Ainsi, un seul exemple de recherche en littérature est donné dans le document explicatif susmentionné ; il s’agit de « La vie littéraire au Québec », thème qui correspondrait à l’« Objectif de développement durable 11 : Villes et communautés durables ». Encore apprend-on que l’on doit cette correspondance un peu tirée par les cheveux au seul fait que les FRQ accordent de leur propre chef « une portée élargie » à cet ODD 11 « en y intégrant le patrimoine immatériel en s’appuyant sur la Convention du patrimoine culturel immatériel de l’UNESCO ».
On est soulagé de savoir que, grâce à ce tour de passe-passe, il sera encore possible, au Québec, de soutenir des recherches qui portent sur l’art, la littérature ou l’histoire québécoises.
Mais qu’en sera-t-il de celles portant sur la philosophie d’Aristote, la littérature française ? On devine sans trop de peine le genre de contorsions intellectuelles auxquelles on contraindra certains chercheurs qui seront sommés d’établir un lien entre leur sujet de recherche et l’un ou l’autre des ODD de l’ONU. À moins qu’afin de satisfaire aux exigences des ODD 5 (Inégalités entre les sexes) ou 10 (Inégalités réduites), ils ne se voient tous obligés de réorienter leurs recherches vers l’homophobie chez Aristote ou le sexisme des classiques — sujets en eux-mêmes pertinents, sauf à devenir un nouveau genre d’obligation morale.

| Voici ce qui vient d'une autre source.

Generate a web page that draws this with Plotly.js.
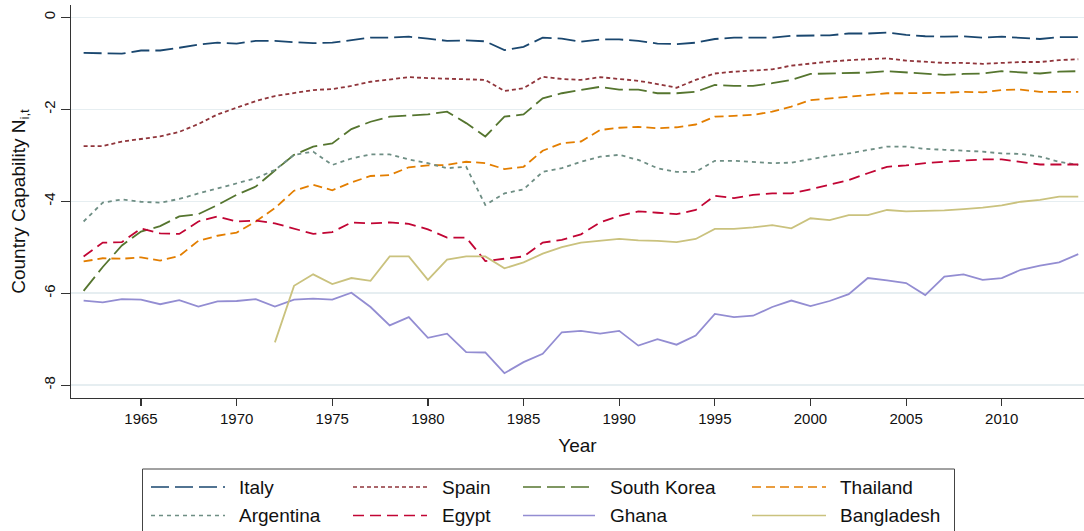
<!DOCTYPE html>
<html>
<head>
<meta charset="utf-8">
<script src="https://cdn.plot.ly/plotly-3.0.1.min.js"></script>
<style>html,body{margin:0;padding:0;background:#fff;}#chart{width:1084px;height:531px;}</style>
</head>
<body>
<div id="chart"></div>
<script>
// ---------------- data ----------------
const years = [1962,1963,1964,1965,1966,1967,1968,1969,1970,1971,1972,1973,1974,1975,1976,1977,1978,1979,
  1980,1981,1982,1983,1984,1985,1986,1987,1988,1989,1990,1991,1992,1993,1994,1995,1996,
  1997,1998,1999,2000,2001,2002,2003,2004,2005,2006,2007,2008,2009,2010,2011,2012,2013,2014];

const italy = [-0.77,-0.78,-0.79,-0.72,-0.72,-0.66,-0.59,-0.55,-0.57,-0.51,-0.51,-0.54,-0.56,-0.55,-0.49,-0.44,-0.44,-0.42,
  -0.46,-0.51,-0.50,-0.52,-0.71,-0.64,-0.44,-0.46,-0.53,-0.48,-0.48,-0.51,-0.57,-0.58,-0.55,-0.47,-0.44,
  -0.44,-0.44,-0.40,-0.40,-0.39,-0.35,-0.35,-0.33,-0.38,-0.41,-0.42,-0.41,-0.44,-0.42,-0.44,-0.47,-0.43,-0.43];

const spain = [-2.80,-2.80,-2.70,-2.64,-2.59,-2.49,-2.32,-2.11,-1.96,-1.82,-1.71,-1.64,-1.58,-1.56,-1.49,-1.40,-1.35,-1.30,
  -1.32,-1.33,-1.34,-1.36,-1.60,-1.54,-1.29,-1.34,-1.36,-1.30,-1.34,-1.38,-1.45,-1.53,-1.36,-1.22,-1.18,
  -1.16,-1.13,-1.05,-1.00,-0.96,-0.93,-0.91,-0.89,-0.94,-0.97,-0.99,-0.99,-1.01,-0.99,-0.97,-0.97,-0.93,-0.91];

const southKorea = [-5.95,-5.43,-4.96,-4.66,-4.54,-4.33,-4.28,-4.08,-3.86,-3.68,-3.33,-2.99,-2.81,-2.74,-2.43,-2.27,-2.16,-2.14,
  -2.11,-2.05,-2.30,-2.59,-2.16,-2.11,-1.76,-1.65,-1.58,-1.51,-1.57,-1.57,-1.65,-1.65,-1.62,-1.47,-1.49,
  -1.49,-1.43,-1.36,-1.23,-1.22,-1.22,-1.20,-1.17,-1.20,-1.23,-1.25,-1.23,-1.22,-1.17,-1.20,-1.22,-1.18,-1.17];

const thailand = [-5.31,-5.24,-5.25,-5.22,-5.29,-5.19,-4.86,-4.75,-4.68,-4.44,-4.15,-3.77,-3.64,-3.76,-3.59,-3.45,-3.43,-3.26,
  -3.22,-3.21,-3.14,-3.17,-3.30,-3.25,-2.90,-2.74,-2.70,-2.45,-2.40,-2.38,-2.41,-2.39,-2.33,-2.16,-2.14,
  -2.12,-2.05,-1.94,-1.80,-1.76,-1.72,-1.69,-1.65,-1.65,-1.65,-1.64,-1.62,-1.63,-1.58,-1.57,-1.62,-1.62,-1.62];

const argentina = [-4.44,-4.03,-3.96,-4.01,-4.03,-3.95,-3.83,-3.72,-3.61,-3.50,-3.32,-2.99,-2.92,-3.21,-3.07,-2.98,-2.98,-3.09,
  -3.17,-3.28,-3.25,-4.08,-3.83,-3.74,-3.36,-3.28,-3.14,-3.03,-2.99,-3.10,-3.28,-3.36,-3.36,-3.12,-3.12,
  -3.14,-3.17,-3.16,-3.09,-3.01,-2.96,-2.88,-2.81,-2.81,-2.86,-2.88,-2.90,-2.92,-2.96,-2.97,-3.03,-3.14,-3.21];

const egypt = [-5.20,-4.90,-4.89,-4.59,-4.70,-4.71,-4.44,-4.33,-4.44,-4.42,-4.48,-4.59,-4.71,-4.67,-4.46,-4.48,-4.46,-4.49,
  -4.61,-4.79,-4.79,-5.30,-5.25,-5.20,-4.90,-4.84,-4.72,-4.46,-4.32,-4.22,-4.25,-4.28,-4.19,-3.88,-3.93,
  -3.86,-3.83,-3.83,-3.74,-3.64,-3.54,-3.39,-3.25,-3.22,-3.17,-3.14,-3.12,-3.09,-3.09,-3.15,-3.20,-3.20,-3.20];

const ghana = [-6.16,-6.20,-6.13,-6.14,-6.24,-6.15,-6.29,-6.18,-6.17,-6.13,-6.29,-6.14,-6.12,-6.14,-5.99,-6.30,-6.70,-6.52,
  -6.97,-6.88,-7.28,-7.29,-7.74,-7.50,-7.32,-6.85,-6.82,-6.88,-6.82,-7.14,-7.00,-7.12,-6.92,-6.45,-6.52,
  -6.49,-6.30,-6.16,-6.28,-6.17,-6.02,-5.67,-5.72,-5.78,-6.04,-5.64,-5.59,-5.71,-5.67,-5.49,-5.40,-5.33,-5.15];

const bangladesh = [null,null,null,null,null,null,null,null,null,null,-7.07,-5.84,-5.59,-5.80,-5.67,-5.73,-5.20,-5.20,
  -5.71,-5.27,-5.20,-5.20,-5.46,-5.33,-5.14,-5.00,-4.90,-4.86,-4.82,-4.85,-4.86,-4.89,-4.82,-4.60,-4.60,
  -4.57,-4.52,-4.59,-4.37,-4.41,-4.30,-4.30,-4.19,-4.22,-4.21,-4.20,-4.17,-4.14,-4.09,-4.01,-3.97,-3.90,-3.90];

const seriesNames = ["Italy","Spain","South Korea","Thailand","Argentina","Egypt","Ghana","Bangladesh"];
const seriesValues = [italy, spain, southKorea, thailand, argentina, egypt, ghana, bangladesh];

const xTickVals = [1965,1970,1975,1980,1985,1990,1995,2000,2005,2010];
const xTickText = ["1965","1970","1975","1980","1985","1990","1995","2000","2005","2010"];
const yTickVals = [-8,-6,-4,-2,0];
const yTickText = ["-8","-6","-4","-2","0"];

// ---------------- styles ----------------
const colors = ["#1a476f","#90353b","#55752f","#e37e00","#6e8e84","#c10534","#938dd2","#cac27e"];
const dashes = ["18px,6px","4px,3px","18px,6px","9px,5px","4px,4px","11px,6px","solid","solid"];

const traces = seriesNames.map((name, i) => ({
  type: "scatter", mode: "lines", name: name,
  x: years, y: seriesValues[i],
  line: {color: colors[i], width: 1.8, dash: dashes[i]},
  connectgaps: false, showlegend: false
}));

// pixel -> paper helpers (plot area: x 71..1084, y 5..398)
const L = 71, R = 1084, T = 5, B = 398;
const px = v => (v - L) / (R - L);
const py = v => (B - v) / (B - T);

// manual legend (Stata-style box, 2 rows x 4 columns)
const legLines = [[151,225],[353,427],[523,595],[752,826]];
const legText = [237,440,608,838];
const legRows = [487,515.5];
const shapes = [{
  type: "rect", xref: "paper", yref: "paper",
  x0: px(142.5), x1: px(954.5), y0: py(469), y1: py(540),
  line: {color: "#444", width: 1}, fillcolor: "rgba(0,0,0,0)"
}];
const annotations = [];
seriesNames.forEach((name, i) => {
  const col = i % 4, row = Math.floor(i / 4);
  shapes.push({
    type: "line", xref: "paper", yref: "paper",
    x0: px(legLines[col][0]), x1: px(legLines[col][1]),
    y0: py(legRows[row]), y1: py(legRows[row]),
    line: {color: colors[i], width: 1.6, dash: dashes[i]}
  });
  annotations.push({
    xref: "paper", yref: "paper", x: px(legText[col]), y: py(legRows[row]),
    xanchor: "left", yanchor: "middle", showarrow: false, text: name,
    font: {size: 19, color: "#111"}
  });
});

const layout = {
  width: 1084, height: 531,
  margin: {l: L, r: 1084 - R, t: T, b: 531 - B, pad: 0},
  paper_bgcolor: "#ffffff", plot_bgcolor: "#ffffff",
  font: {family: "Liberation Sans, Arial, sans-serif", color: "#111", size: 15},
  showlegend: false,
  xaxis: {
    range: [1961.34, 2014.3], tickmode: "array", tickvals: xTickVals, ticktext: xTickText,
    showgrid: false, zeroline: false, showline: true, linecolor: "#333", linewidth: 1.2,
    ticks: "outside", ticklen: 7, tickwidth: 1.2, tickcolor: "#333",
    tickfont: {size: 15, color: "#111"},
    title: {text: "Year", font: {size: 19, color: "#111"}, standoff: 12},
    automargin: false
  },
  yaxis: {
    range: [-8.28, 0.27], tickmode: "array", tickvals: yTickVals, ticktext: yTickText,
    showgrid: true, gridcolor: "#e6eef1", gridwidth: 1.5, zeroline: false,
    showline: true, linecolor: "#333", linewidth: 1.2,
    ticks: "outside", ticklen: 9, tickwidth: 1.2, tickcolor: "#333",
    tickangle: -90, tickfont: {size: 15, color: "#111"},
    title: {text: "Country Capability N<sub>i,t</sub>", font: {size: 19, color: "#111"}, standoff: 10},
    automargin: false
  },
  shapes: shapes,
  annotations: annotations
};

Plotly.newPlot("chart", traces, layout, {displayModeBar: false, staticPlot: true});
</script>
</body>
</html>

De plus, ces critères ne concernent pas seulement les projets de recherche pour lesquels est demandé un soutien financier, mais le demandeur lui-même, qui doit expliquer comment il met « sa pensée, sa parole et son action au service d’une cause collective ». On exige donc de lui qu’il prouve non seulement qu’il est apte à produire une recherche de qualité, mais aussi à quel point il est « progressiste ».
Car là encore, les exemples donnés par les FRQ confirment une conception très orientée de ce que leurs responsables considèrent comme un « engagement » louable et légitime. On y trouve ainsi : « Vous faites partie d’un groupe ou d’un comité qui vise à favoriser l’équité, la diversité et l’inclusion » ; « Vous réalisez des balados pour encourager les saines habitudes de vie » ; ou encore « Vous participez au nettoyage des berges ». Le but est clair : il s’agit pour les candidats de montrer patte blanche. De montrer qu’ils communient aux idéaux du « progressisme » contemporain afin d’éviter que se glisse parmi eux un vilain climatosceptique, un odieux réactionnaire, ou bien alors un de ces « esprits forts » réfractaires à toute idéologie politique, surtout si celle-ci est imposée.
Mais est-ce vraiment à un organisme subventionnaire qui dispose de fonds publics d’imposer ses préférences idéologiques ? Surtout, n’est-il pas intolérable qu’un tel organisme public s’arroge le droit de juger de la vie privée et des opinions des personnes qui réclament son aide ? Car le choix de participer aux activités d’un organisme de bienfaisance comme celui de s’engager en faveur d’une cause quelconque relève bel et bien de la liberté individuelle.
Les FRQ ne devraient avoir à juger que des projets de recherche qui leur sont soumis, et en aucun cas de l’« engagement » des personnes qui les soumettent. Leur fonction est de sélectionner de futurs chercheurs et non des citoyens modèles.